• Information shown

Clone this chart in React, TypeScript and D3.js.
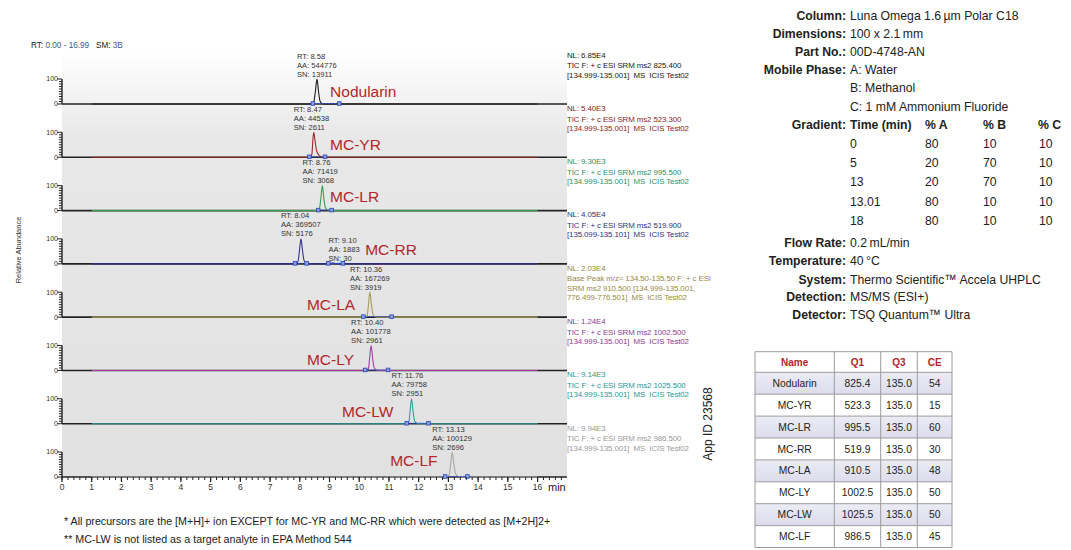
import React from "react";
import * as d3 from "d3";

// ---------- DATA ----------
const compounds = ["Nodularin", "MC-YR", "MC-LR", "MC-RR", "MC-LA", "MC-LY", "MC-LW", "MC-LF"];
const traceColors = ["#1a1a1a", "#9c2a2a", "#35a04e", "#35358f", "#a89c55", "#a23ea2", "#2f9e9e", "#a8a8a8"];
const infoColors = ["#1a1a1a", "#8e2323", "#2b9467", "#2a3580", "#978a45", "#8e3a8e", "#2a9898", "#9a9a9a"];
const retentionTimes = [8.58, 8.47, 8.76, 8.04, 10.36, 10.4, 11.76, 13.13];
const peakAreas = [544776, 44538, 71419, 369507, 167269, 101778, 79758, 100129];
const signalNoise = [13911, 2611, 3068, 5176, 3919, 2961, 2951, 2696];
const normLevels = ["6.85E4", "5.40E3", "9.30E3", "4.05E4", "2.03E4", "1.24E4", "9.14E3", "9.94E3"];
const scanFilters: string[][] = [
  ["TIC F: + c ESI SRM ms2 825.400", "[134.999-135.001]  MS  ICIS Test02"],
  ["TIC F: + c ESI SRM ms2 523.300", "[134.999-135.001]  MS  ICIS Test02"],
  ["TIC F: + c ESI SRM ms2 995.500", "[134.999-135.001]  MS  ICIS Test02"],
  ["TIC F: + c ESI SRM ms2 519.900", "[135.099-135.101]  MS  ICIS Test02"],
  ["Base Peak m/z= 134.50-135.50 F: + c ESI", "SRM ms2 910.500 [134.999-135.001,", "776.499-776.501]  MS  ICIS Test02"],
  ["TIC F: + c ESI SRM ms2 1002.500", "[134.999-135.001]  MS  ICIS Test02"],
  ["TIC F: + c ESI SRM ms2 1025.500", "[134.999-135.001]  MS  ICIS Test02"],
  ["TIC F: + c ESI SRM ms2 986.500", "[134.999-135.001]  MS  ICIS Test02"],
];
// chromatogram peak profiles: [time (min), relative abundance]
const peakProfiles: [number, number][][] = [
  [[8.4, 0], [8.47, 8], [8.52, 45], [8.58, 100], [8.63, 50], [8.68, 12], [8.75, 2], [8.85, 0]],
  [[8.36, 0], [8.41, 15], [8.44, 70], [8.47, 100], [8.5, 78], [8.55, 35], [8.62, 12], [8.7, 3], [8.8, 0]],
  [[8.6, 0], [8.66, 8], [8.71, 50], [8.76, 100], [8.81, 48], [8.86, 12], [8.93, 2], [9.02, 0]],
  [[7.86, 0], [7.94, 10], [7.99, 55], [8.04, 100], [8.09, 55], [8.14, 15], [8.22, 3], [8.32, 0], [9.02, 0], [9.1, 4], [9.2, 1], [9.4, 0]],
  [[10.2, 0], [10.27, 8], [10.31, 50], [10.36, 100], [10.41, 50], [10.46, 12], [10.53, 2], [10.62, 0]],
  [[10.24, 0], [10.31, 8], [10.35, 50], [10.4, 100], [10.45, 50], [10.5, 12], [10.57, 2], [10.66, 0]],
  [[11.6, 0], [11.67, 8], [11.71, 50], [11.76, 100], [11.81, 50], [11.86, 12], [11.93, 2], [12.02, 0]],
  [[12.95, 0], [13.03, 10], [13.08, 55], [13.13, 100], [13.18, 55], [13.24, 14], [13.32, 2], [13.42, 0]],
];
const traceRange = [1.0, 16.0];
const integrationBounds: [number, number][][] = [
  [[8.44, 9.33]],
  [[8.32, 8.85]],
  [[8.62, 9.07]],
  [[7.84, 8.23], [8.96, 9.45]],
  [[10.14, 11.09]],
  [[10.2, 10.97]],
  [[11.6, 12.33]],
  [[12.89, 13.64]],
];
// secondary peak annotation (MC-RR)
const extraPeak = { panel: 3, rt: 9.1, aa: 1883, sn: 30 };
// compound label anchors [time, relative abundance]
const nameAnchors: [number, number][] = [
  [9.02, 28], [9.02, 30], [9.02, 34], [10.2, 34], [8.24, 28], [8.24, 22], [9.42, 28], [11.04, 44],
];
const xTickLabels = d3.range(0, 17);

const conditionLabels = ["Column:", "Dimensions:", "Part No.:", "Mobile Phase:", "", "", "Gradient:"];
const conditionValues = ["Luna Omega 1.6\u2009µm Polar C18", "100 x 2.1\u2009mm", "00D-4748-AN", "A: Water", "B: Methanol", "C: 1 mM Ammonium Fluoride"];
const gradientHeader = ["Time (min)", "% A", "% B", "% C"];
const gradientTimes = ["0", "5", "13", "13.01", "18"];
const gradientA = [80, 20, 20, 80, 80];
const gradientB = [10, 70, 70, 10, 10];
const gradientC = [10, 10, 10, 10, 10];
const condition2Labels = ["Flow Rate:", "Temperature:", "System:", "Detection:", "Detector:"];
const condition2Values = ["0.2\u2009mL/min", "40\u2009°C", "Thermo Scientific\u2122 Accela UHPLC", "MS/MS (ESI+)", "TSQ Quantum\u2122 Ultra"];

const tableHeader = ["Name", "Q1", "Q3", "CE"];
const q1Values = ["825.4", "523.3", "995.5", "519.9", "910.5", "1002.5", "1025.5", "986.5"];
const q3Values = ["135.0", "135.0", "135.0", "135.0", "135.0", "135.0", "135.0", "135.0"];
const ceValues = [54, 15, 60, 30, 48, 50, 50, 45];

const footnotes = [
  "* All precursors are the [M+H]+ ion EXCEPT for MC-YR and MC-RR which were detected as [M+2H]2+",
  "** MC-LW is not listed as a target analyte in EPA Method 544",
];

// ---------- LAYOUT ----------
const W = 1071, H = 550;
const plotLeft = 62, plotRight = 567;
const firstBase = 104, panelStep = 53.29, panelH = 25;
const sans = "'Liberation Sans', Arial, Helvetica, sans-serif";
const nameRed = "#b3262a";
const pre = { whiteSpace: "pre" as const };

function NText(props: { x: number; y: number; anchor?: string; bold?: boolean; children: React.ReactNode }) {
  return (
    <text
      transform={`translate(${props.x},${props.y}) scale(0.9,1)`}
      textAnchor={props.anchor || "start"}
      fontWeight={props.bold ? "bold" : "normal"}
      style={pre}
    >
      {props.children}
    </text>
  );
}

export default function App() {
  const x = d3.scaleLinear().domain([0, 16.99]).range([plotLeft, plotRight]);
  const bases = compounds.map((_, i) => firstBase + i * panelStep);
  const lastBase = bases[bases.length - 1];
  const minorX = d3.range(0, 16.99, 0.2);
  const minorY = d3.range(0, 101, 10);

  const info1Rows = [19.8, 37.8, 55.8, 74.2, 92.3, 110.7];
  const gradHeadY = 129;
  const gradRowY = gradientTimes.map((_, i) => 147.8 + i * 19.3);
  const info2Y = [247.3, 265.2, 283.7, 301.3, 319.3];
  const gradCols = [850, 925, 983, 1038];

  const tCols = [755, 834.3, 880.7, 917.3, 952];
  const tHeadTop = 351.7, tHeadBot = 372.3, tRowH = 21.9;

  return (
    <svg width={W} height={H} style={{ position: "absolute", left: 0, top: 0, background: "#fff" }}>
      <defs>
        <linearGradient id="bg" x1="0" y1="0" x2="0" y2="1">
          <stop offset="0" stopColor="#ffffff" />
          <stop offset="0.2" stopColor="#e8e8e8" />
          <stop offset="1" stopColor="#e1e1e1" />
        </linearGradient>
        <linearGradient id="rowShade" x1="0" y1="0" x2="0" y2="1">
          <stop offset="0" stopColor="#ececf6" />
          <stop offset="1" stopColor="#dcdcec" />
        </linearGradient>
      </defs>

      {/* header */}
      <text x={31} y={48} fontFamily={sans} fontSize={8.2} fill="#222" style={pre}>
        {"RT: "}<tspan fill="#3b5a8c">0.00 - 16.99</tspan>{"   SM: "}<tspan fill="#3b5a8c">3B</tspan>
      </text>

      {/* plot background */}
      <rect x={plotLeft} y={52} width={plotRight - plotLeft} height={lastBase - 52} fill="url(#bg)" />

      {compounds.map((name, i) => {
        const b = bases[i];
        const y = d3.scaleLinear().domain([0, 100]).range([b, b - panelH]);
        const pts: [number, number][] = [[traceRange[0], 0], ...peakProfiles[i], [traceRange[1], 0]];
        const line = d3.line<[number, number]>().x((d) => x(d[0])).y((d) => y(d[1])).curve(d3.curveMonotoneX);
        const px = x(retentionTimes[i]);
        const infoLines = [`NL: ${normLevels[i]}`, ...scanFilters[i]];
        return (
          <g key={name}>
            {/* baseline frame */}
            <line x1={plotLeft} x2={plotRight} y1={b} y2={b} stroke="#222" strokeWidth={1.6} />
            {/* y axis */}
            <line x1={plotLeft} x2={plotLeft} y1={y(0)} y2={y(100)} stroke="#222" strokeWidth={1.4} />
            {minorY.map((v) => (
              <line key={v} x1={plotLeft - (v === 0 || v === 100 ? 5 : 3)} x2={plotLeft} y1={y(v)} y2={y(v)} stroke="#222" strokeWidth={1} />
            ))}
            {[0, 100].map((v) => (
              <text key={v} x={plotLeft - 4} y={y(v)} dy="0.35em" textAnchor="end" fontFamily={sans} fontSize={7} fill="#333">
                {v}
              </text>
            ))}
            {/* trace */}
            <path d={line(pts) || ""} fill="none" stroke={traceColors[i]} strokeWidth={1.1} />
            {/* integration markers */}
            {integrationBounds[i].map(([t0, t1], k) => (
              <g key={k}>
                <line x1={x(t0)} x2={x(t1)} y1={b - 0.5} y2={b - 0.5} stroke="#3a55c8" strokeWidth={1} strokeDasharray="2,1" />
                {[t0, t1].map((t) => (
                  <rect key={t} x={x(t) - 1.8} y={b - 2.3} width={3.6} height={3.6} fill="#8aa0e6" stroke="#2b44b8" strokeWidth={0.8} />
                ))}
              </g>
            ))}
            {/* peak annotation */}
            {[`RT: ${retentionTimes[i].toFixed(2)}`, `AA: ${peakAreas[i]}`, `SN: ${signalNoise[i]}`].map((s, k) => (
              <text key={k} x={px - 20} y={b - 45.5 + k * 9} fontFamily={sans} fontSize={7.6} fill="#333">
                {s}
              </text>
            ))}
            {extraPeak.panel === i &&
              [`RT: ${extraPeak.rt.toFixed(2)}`, `AA: ${extraPeak.aa}`, `SN: ${extraPeak.sn}`].map((s, k) => (
                <text key={"e" + k} x={x(extraPeak.rt) - 4} y={b - 20.5 + k * 8.8} fontFamily={sans} fontSize={7.6} fill="#333">
                  {s}
                </text>
              ))}
            {/* compound name */}
            <text x={x(nameAnchors[i][0])} y={y(nameAnchors[i][1])} fontFamily={sans} fontSize={15.5} fill={nameRed}>
              {name}
            </text>
            {/* right info */}
            {infoLines.map((s, k) => (
              <text key={k} x={plotRight} y={b - 46.5 + (k === 0 ? 0 : 1.5) + k * 9.3} fontFamily={sans} fontSize={7.9} fill={infoColors[i]} letterSpacing={-0.1} style={pre}>
                {s}
              </text>
            ))}
          </g>
        );
      })}

      {/* x axis */}
      <g>
        {minorX.map((t, k) => (
          <line key={k} x1={x(t)} x2={x(t)} y1={lastBase} y2={lastBase + 3} stroke="#222" strokeWidth={1} />
        ))}
        {xTickLabels.map((t) => (
          <g key={t}>
            <line x1={x(t)} x2={x(t)} y1={lastBase} y2={lastBase + 5} stroke="#222" strokeWidth={1.2} />
            <text x={x(t)} y={lastBase + 13} textAnchor="middle" fontFamily={sans} fontSize={8.5} fill="#333">
              {t}
            </text>
          </g>
        ))}
        <text x={548} y={lastBase + 14} fontFamily={sans} fontSize={11} fill="#222">
          min
        </text>
      </g>

      {/* y axis title */}
      <text transform="translate(21,250) rotate(-90)" textAnchor="middle" fontFamily={sans} fontSize={7.5} fill="#333">
        Relative Abundance
      </text>

      {/* footnotes */}
      {footnotes.map((s, k) => (
        <text key={k} x={64} y={524.5 + k * 18} fontFamily={sans} fontSize={10.7} fill="#222">
          {s}
        </text>
      ))}

      {/* App ID */}
      <text transform="translate(712,424) rotate(-90)" textAnchor="middle" fontFamily={sans} fontSize={12} fill="#222">
        App ID 23568
      </text>

      {/* conditions */}
      <g fontFamily={sans} fontSize={13.6} fill="#222">
        {conditionValues.map((v, k) => (
          <g key={k}>
            {conditionLabels[k] && <NText x={846} y={info1Rows[k]} anchor="end" bold>{conditionLabels[k]}</NText>}
            <NText x={850} y={info1Rows[k]}>{v}</NText>
          </g>
        ))}
        <NText x={846} y={gradHeadY} anchor="end" bold>{conditionLabels[6]}</NText>
        {gradientHeader.map((h, k) => (
          <NText key={h} x={gradCols[k]} y={gradHeadY} bold>{h}</NText>
        ))}
        {gradientTimes.map((t, r) => (
          <g key={t}>
            <NText x={gradCols[0]} y={gradRowY[r]}>{t}</NText>
            <NText x={gradCols[1]} y={gradRowY[r]}>{gradientA[r]}</NText>
            <NText x={gradCols[2]} y={gradRowY[r]}>{gradientB[r]}</NText>
            <NText x={gradCols[3] + 1} y={gradRowY[r]}>{gradientC[r]}</NText>
          </g>
        ))}
        {condition2Labels.map((l, k) => (
          <g key={l}>
            <NText x={846} y={info2Y[k]} anchor="end" bold>{l}</NText>
            <NText x={850} y={info2Y[k]}>{condition2Values[k]}</NText>
          </g>
        ))}
      </g>

      {/* MRM table */}
      <g fontFamily={sans}>
        <rect x={tCols[0]} y={tHeadTop} width={tCols[4] - tCols[0]} height={tHeadBot - tHeadTop} fill="#fff" />
        {compounds.map((c, r) => (
          <rect key={c} x={tCols[0]} y={tHeadBot + r * tRowH} width={tCols[4] - tCols[0]} height={tRowH} fill={r % 2 === 0 ? "url(#rowShade)" : "#fff"} />
        ))}
        {tableHeader.map((h, k) => (
          <text key={h} x={(tCols[k] + tCols[k + 1]) / 2} y={(tHeadTop + tHeadBot) / 2} dy="0.35em" textAnchor="middle" fontWeight="bold" fontSize={10} fill={nameRed}>
            {h}
          </text>
        ))}
        {compounds.map((c, r) => {
          const cy = tHeadBot + r * tRowH + tRowH / 2;
          const cells = [c, q1Values[r], q3Values[r], String(ceValues[r])];
          return cells.map((s, k) => (
            <text key={c + k} x={(tCols[k] + tCols[k + 1]) / 2} y={cy} dy="0.35em" textAnchor="middle" fontSize={10.3} fill="#222">
              {s}
            </text>
          ));
        })}
        {/* grid lines */}
        {d3.range(0, compounds.length + 2).map((r) => {
          const yy = r === 0 ? tHeadTop : tHeadBot + (r - 1) * tRowH;
          return <line key={"h" + r} x1={tCols[0]} x2={tCols[4]} y1={yy} y2={yy} stroke="#9c9c9c" strokeWidth={1} />;
        })}
        {tCols.map((cx, k) => (
          <line key={"v" + k} x1={cx} x2={cx} y1={tHeadTop} y2={tHeadBot + compounds.length * tRowH} stroke="#9c9c9c" strokeWidth={1} />
        ))}
      </g>
    </svg>
  );
}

• Aim
From the top of the listing above, repeat each line exactly until you reach the line containing "import * as", and repeat that one too. Leave the pictures out.

• Answer to this task
Clone this chart in React, TypeScript and D3.js.
import React from "react";
import * as d3 from "d3";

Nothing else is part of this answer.